There needs to be a different spin on it, and not one that paints the downloader as a bad guy, it needs to either paint the purchaser in a positive light or get people to understand in a non-accusatory way the potential damage they cause, or better, the potential help they could give by buying their media.

We all, especially those of us who have done work in the industry, know the damage not selling stuff can do. Great record labels and great software houses have all gone under because they could no longer fund themselves.

But how do you get people to know that? And I don’t mean the cold fact, everyone sees the cold fact but the WARM fact, the HUMAN fact , ie: what THEIR contribution means, how THEY can help, what happens if the product they like DOESN’T sell. And sure, lady gaga won’t miss your 1 CD/Digital purchase but Synapscape or Access to Arasaka or Be My Enemy sure will.

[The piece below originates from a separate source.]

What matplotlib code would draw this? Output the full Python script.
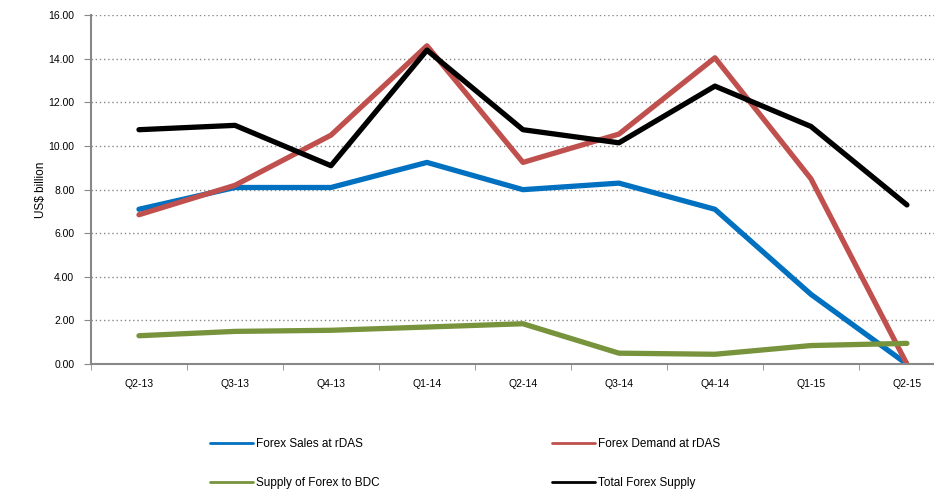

But it needs to be done in a way that doesn’t call people for it. The moment someone calls you a d1ck it… well… kind of makes you less inclined to be on their side really…

And the last thing you want to do is paint a potential customer as an enemy. I mean, that helps precisely nobody does it.

Also you get people going, “oh you bought that? I downloaded it from pirate bay”. And unfortunately that hits the “they got a better bargain than me” part of the brain.

But how do you combat that?

How do you change people to see piracy as uncool?

I don’t know the answer to that, I wish I did.

And until someone does the only ways of fighting it are finding the sweet spot in cost, ensuring people have full access to the things they’ve bought and that it comes with extras as a sweetener.

I really wish itunes had steam like model. They definitely have both the resources and the technology to provide that. Why they don’t? I have no idea.

There was some idea with this iCloud thing that you can store your itunes library in there. But how exactly this works I am not sure.

I think, unfortunately it’s the old fashioned music industry that stops them. they offer steam like functionality for apps.

Also emusic stopped their music repository a while back which was a dealbreaker for me.

It looks to me like all the pressure is coming from the old music industry itself deperately clinging onto an old business model.

Oh come on, SOPA uses piracy as a pretext to get a reliable legal mechanism for censorship in place through the back door.

In Australia, child porn is the pretext. Different back-story, same objective: enabling the government to arbitrarily block stuff and to make you fear getting in the way.

tl;dr: it’s not about piracy, it’s about legally enforcing your right to be told to STFU.